Wednesday, March 20, 2013

Comfortable distance


The texts today from the Roman Catholic Lectionary reveal our tendency to be led away from deep relationship with God through which we live by faith and are directed by the Spirit of God to superficial contact wherein we maintain links to our religion yet are not so engaged that we are likely to forego our point of view and plan for life in pursuit of holiness. The refusal of the Jewish men, Shadrach, Meshach, and Abednego, of the third chapter of the Book of Daniel to accept worship of the god of the 7th century BCE ruler of Babylon, Nebuchadnezzar, is understood by Friar JudeWinkler to be referring to the oppression of Jerusalem by the Assyrian Emperor, ANTIOCHUS IV, who lived closer to the time of Daniel and who attempted to destroy the national identity of the people conquered by his force.

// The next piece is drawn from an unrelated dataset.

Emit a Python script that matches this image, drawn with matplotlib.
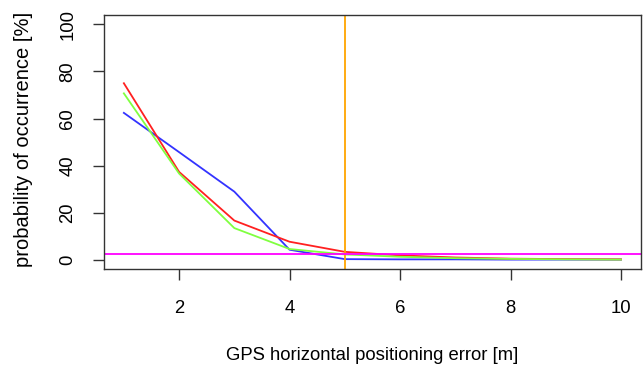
import matplotlib
matplotlib.use('Agg')
from matplotlib import pyplot as plt

plt.rcParams['font.family'] = ['Liberation Sans', 'DejaVu Sans']

# GPS horizontal positioning error [m]
error_m = [1, 2, 3, 4, 5, 6, 7, 8, 9, 10]

# probability of occurrence [%] per series
blue_vals = [62.4, 45.7, 28.9, 4.2, 0.2, 0.1, 0.1, 0.0, 0.0, 0.0]
red_vals = [75.0, 37.3, 16.6, 7.6, 3.3, 1.8, 0.9, 0.4, 0.2, 0.1]
green_vals = [70.7, 36.6, 13.4, 4.5, 2.2, 1.2, 0.6, 0.3, 0.1, 0.0]

threshold_x = 5
threshold_y = 2.2

fig = plt.figure(figsize=(6.43, 3.67), dpi=100)
ax = fig.add_axes([0.1617, 0.267, 0.835, 0.692])

ax.plot(error_m, blue_vals, color='#3333ff', lw=1.3)
ax.plot(error_m, red_vals, color='#ff2020', lw=1.3)
ax.plot(error_m, green_vals, color='#80ff40', lw=1.3)
ax.axvline(threshold_x, color='#ffa500', lw=1.3)
ax.axhline(threshold_y, color='#ff00ff', lw=1.3)

ax.set_xlim(0.64, 10.36)
ax.set_ylim(-4, 104)
ax.set_xticks([2, 4, 6, 8, 10])
ax.set_yticks([0, 20, 40, 60, 80, 100])
ax.tick_params(axis='both', labelsize=13.3, length=8, width=1, color='#333333')
ax.tick_params(axis='x', pad=14)
ax.tick_params(axis='y', pad=12)
for lab in ax.get_yticklabels():
    lab.set_rotation(90)
    lab.set_va('center')

for s in ax.spines.values():
    s.set_color('#333333')
    s.set_linewidth(1)

ax.set_xlabel('GPS horizontal positioning error [m]', fontsize=13.3)
ax.set_ylabel('probability of occurrence [%]', fontsize=14.5)
ax.xaxis.set_label_coords(0.5, -0.307)
ax.yaxis.set_label_coords(-0.132, 0.51)

fig.savefig('out.png', dpi=100)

Jesus is shown in the passage from the Gospel of John to be pointing out to the religious authorities that they had moved away from the relationship of faith which their ancestors lived with God. The inability of the leaders to see the relationship of Jesus to God the Father and the life of Jesus as being in the faith tradition of Abraham and Moses is evidence of the loss of depth in their contact with God. The Pharisees point to the kind of religiosity which we fall into where our practices and habits become self satisfying ritual and, as Friar Jude reminds us, we avoid the expressions of our faith which set us aside and identify us as people on the journey to holiness as we seek, through faith the full flowering of our being as transformed into living in and as Christ.